Pour lui, il n’y a pas d’irrégularités dans la procédure concernant les décaissements.
”Je suis ministre de la République, je ne suis pas administrateur de crédits, ni ordonnateur de dépenses, ni responsable de programme. Il y a aucune base pour me poursuivre”, a t-il dit, estimant être victime d’acharnement, d’abord dans l’affaire l’opposant à l’ancienne inspectrice du Trésor Tabaski Ngom et maintenant sur les fonds Covid-19.
Le ministère de la Femme, de la Famille, du Genre et de la Protection des enfants (MFFGPE), dirigé au moment des faits par Salimata Diop, avait reçu un crédit de 150 millions FCFA.
Le rapport de la Cour des comptes a souligné que des justificatifs de dépenses d’un montant de 36 millions 147 mille 500 FCFA supposées avoir été réalisées étaient les mêmes que ceux qui avaient été produits pour les opérations de la caisse aide et secours.
Sur ce point justement, le rapport précisait que les aides et secours avaient été versés à des personnes ayant les mêmes prénoms et noms avec des numéros de carte nationale d’identité similaires et parfois les mêmes adresses pour des montants différents évalués à 52 millions 223 mille 300 FCFA.
Lors des enquêtes, le directeur de l’Administration générale et de l’équipement (DAGE) du MFFGPE a révélé que certains de ces supposés bénéficiaires étaient en réalités les fournisseurs. Il a même indiqué que l’autre partie de ce montant s’élevant à 22 millions 367 mille 300 FCFA avait été distribuée à titre d’appui financier au profit des agents du ministère sur décision de l’autorité sans autre précision.
Relativement à cette caisse d’avance, la Cour des comptes avait révélé que l’utilisation d’un montant de 4 millions 828 mille 700 FCFA n’avait pu être justifiée.
En conclusion, la Cour des Comptes a retenu que le directeur s’est retrouvé dans l’incapacité de justifier les dépenses pour un montant de 52 millions 223 mille 300 FCFA.
D’autres dépenses ont été effectuées au profit de tiers frauduleusement rattachées à des structures à leur insu avec l’imitation de leur signature et la mention de fausses références de cartes nationales d’identité ou encore de prêts octroyés à des tiers non remboursés.

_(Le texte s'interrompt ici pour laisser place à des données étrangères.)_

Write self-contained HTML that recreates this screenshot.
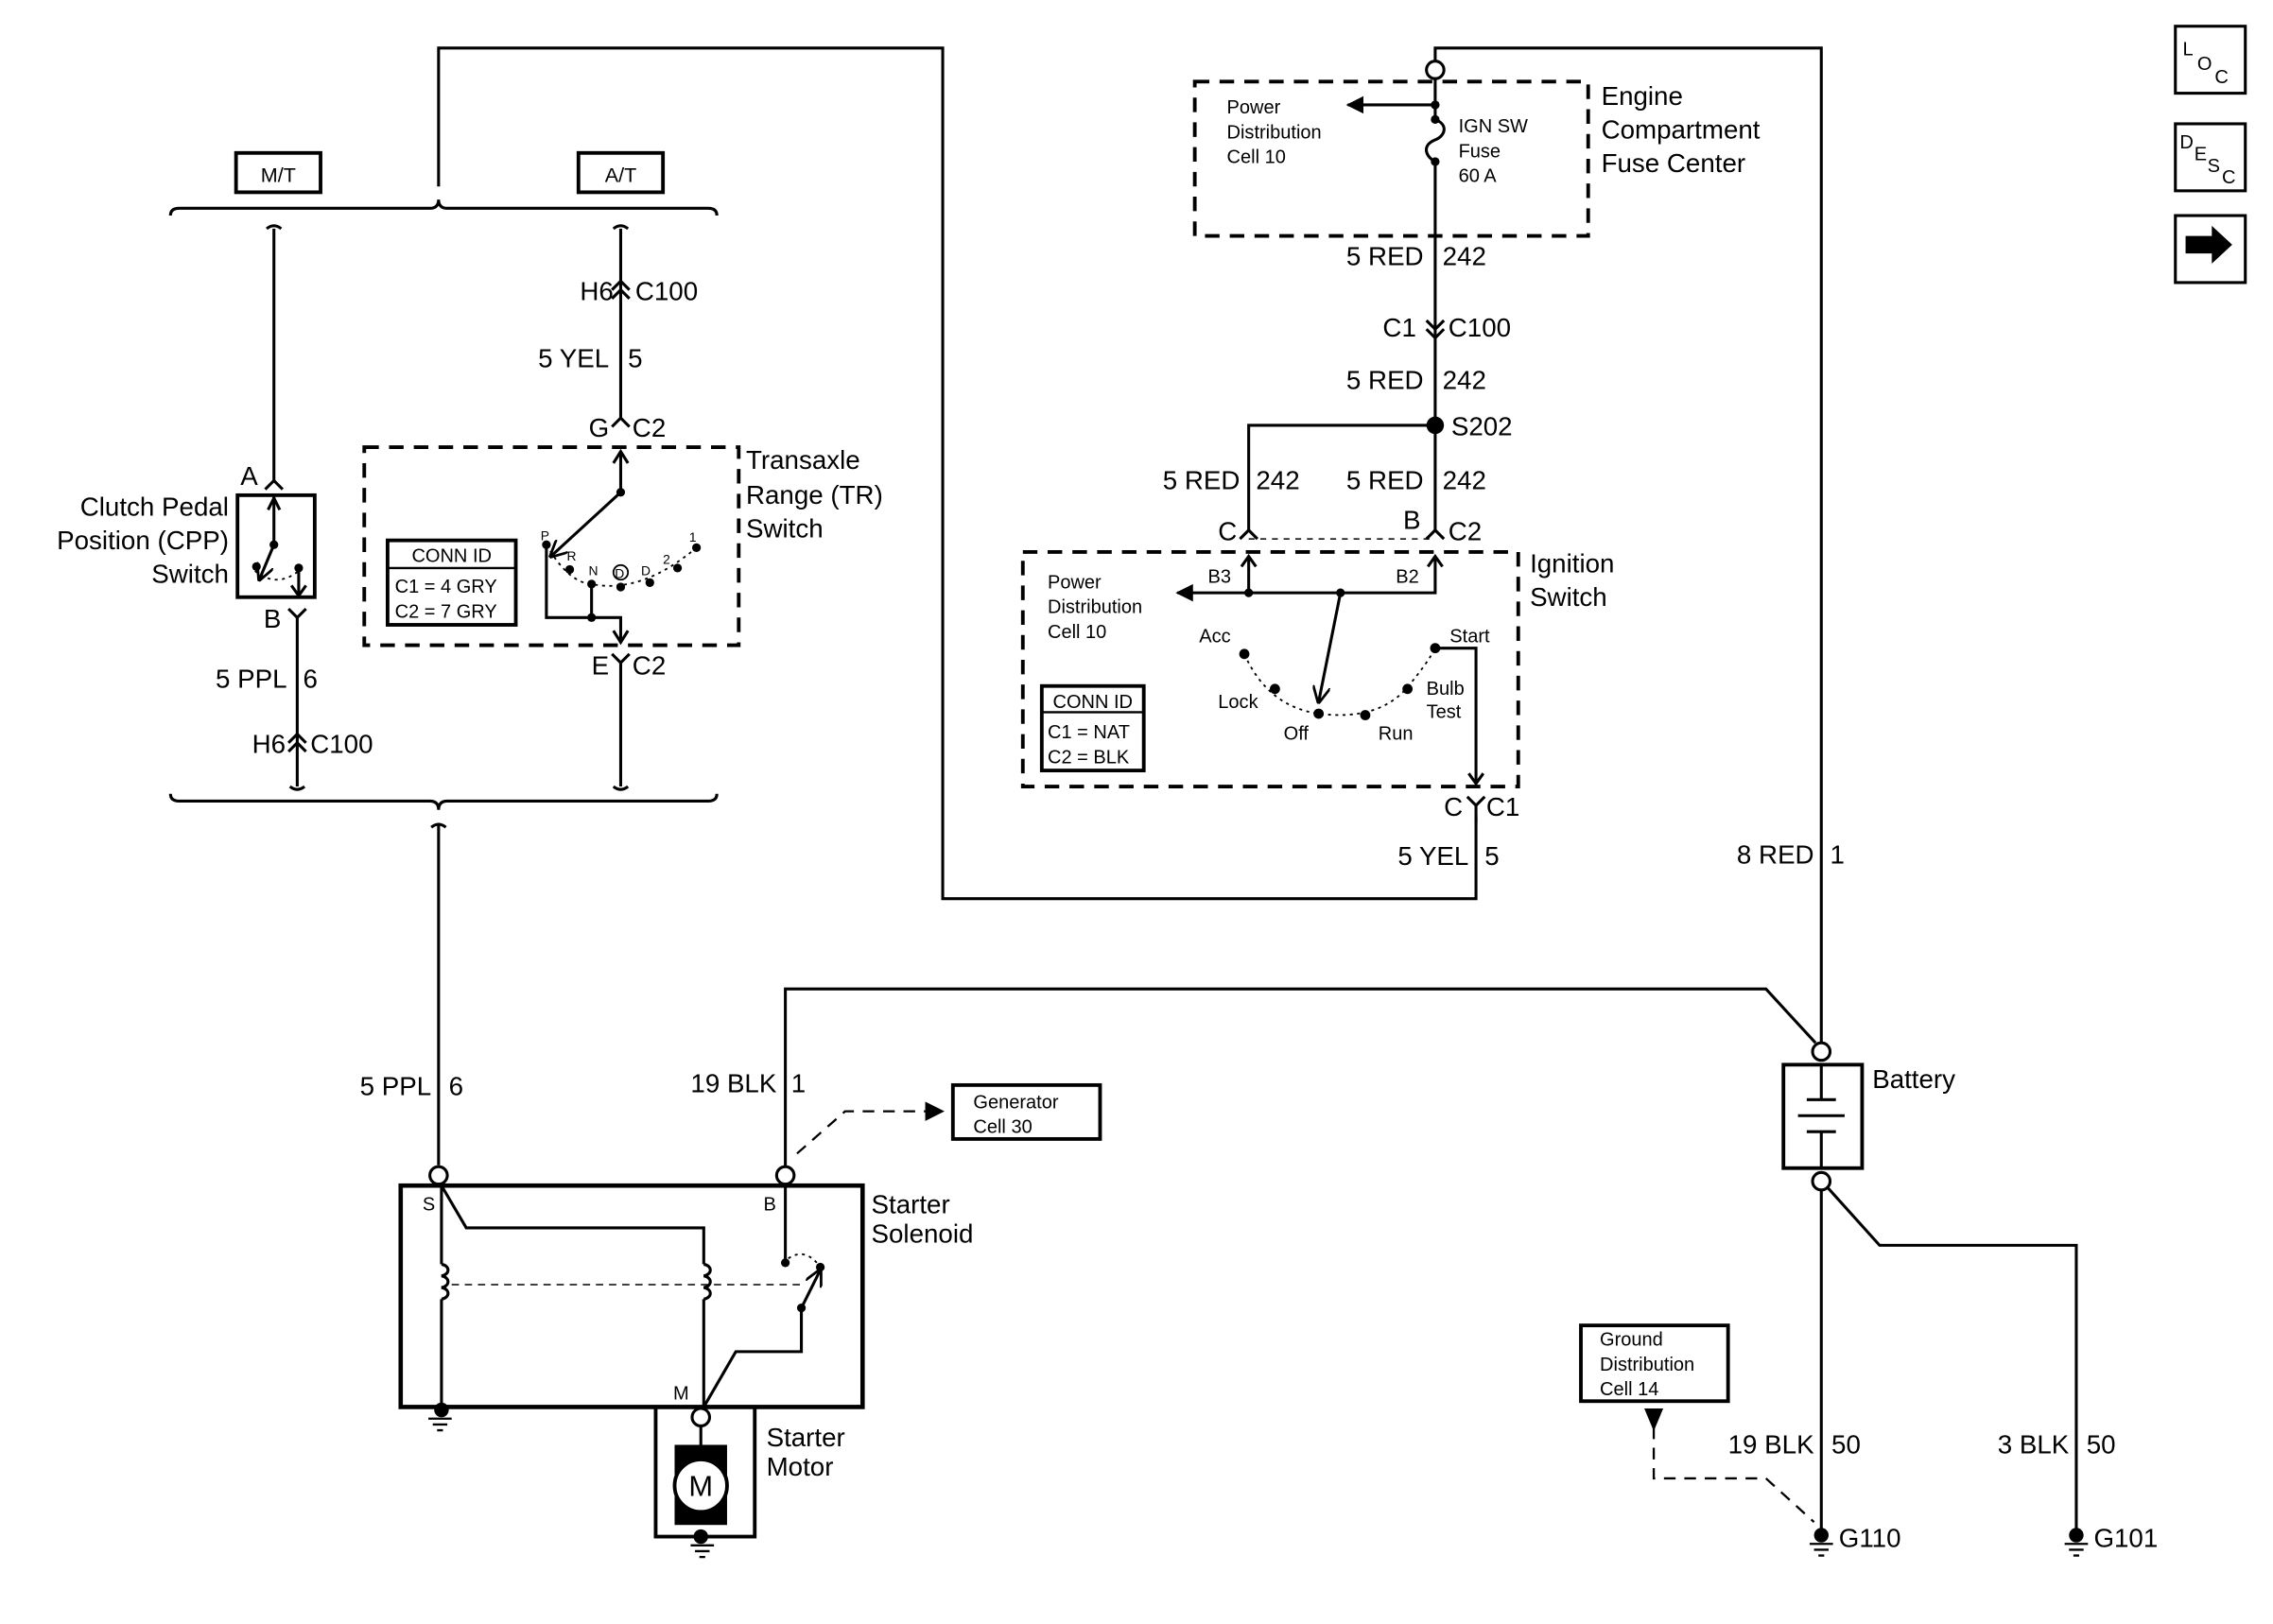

Le DAGE dit avoir agi avec l’accord parfois écrit du ministre pour effectuer les dépenses et les décaissements. Il a également reconnu avoir usé de fausses décharges cautionnées par le chef du bureau de suivi de la DAGE pour justifier ces dépenses non répertoriées, qui avaient en réalité été exécutées sur instructions de son ministre.
Assurant sa défense devant ses collègues parlementaires, Salimata Diop a dit porter ‘’la dignité d’une républicaine engagée qui a consacré 40 ans de sa vie à l’intérêt général, à la justice sociale et à la protection des couches vulnérables et très souvent à des postes de très haute responsabilité dont cinq ans comme ministre’’.
L’ancienne ministre de la Femme de la Femme, de la Famille, du Genre et de la Protection des enfants (MFFGPE) dans le dernier gouvernement de Macky Sall a réfuté “les accusations fallacieuses” de ”complicité et de détournement de deniers publics”.
Elle a dénoncé ”une affaire politique” dans ce dossier dont le montant après rectification des erreurs de calcul et élimination des doublons s’élève, selon elle, à 44 millions 813 mille 700 FCFA.
”Je n’ai été ni complice, ni témoin (…). Ma vie est un livre ouvert, mon patrimoine connu, mon engagement constant. Les faits sont indiscutables’’, a t-elle clamé.
Elle a cité ”les actions humanitaires” réalisées sous sa responsabilité dans le cadre du programme dédié au retrait des enfants de la rue durant cette période de pandémie.
”Je fais confiance à notre justice et à sa capacité à faire triompher la vérité. Il y a eu aucun enrichissement ni détournement, ni complicité. Il y a eu une action humanitaire menée avec dévouement pour des enfants de notre nation”, a-t-elle soutenu.
Mme Diop a dit espérer que toute ‘’la lumière’’ sera faite dans cette affaire et que ‘’les pièces justificatives soient examinées, que les bénéficiaires soient entendus’’.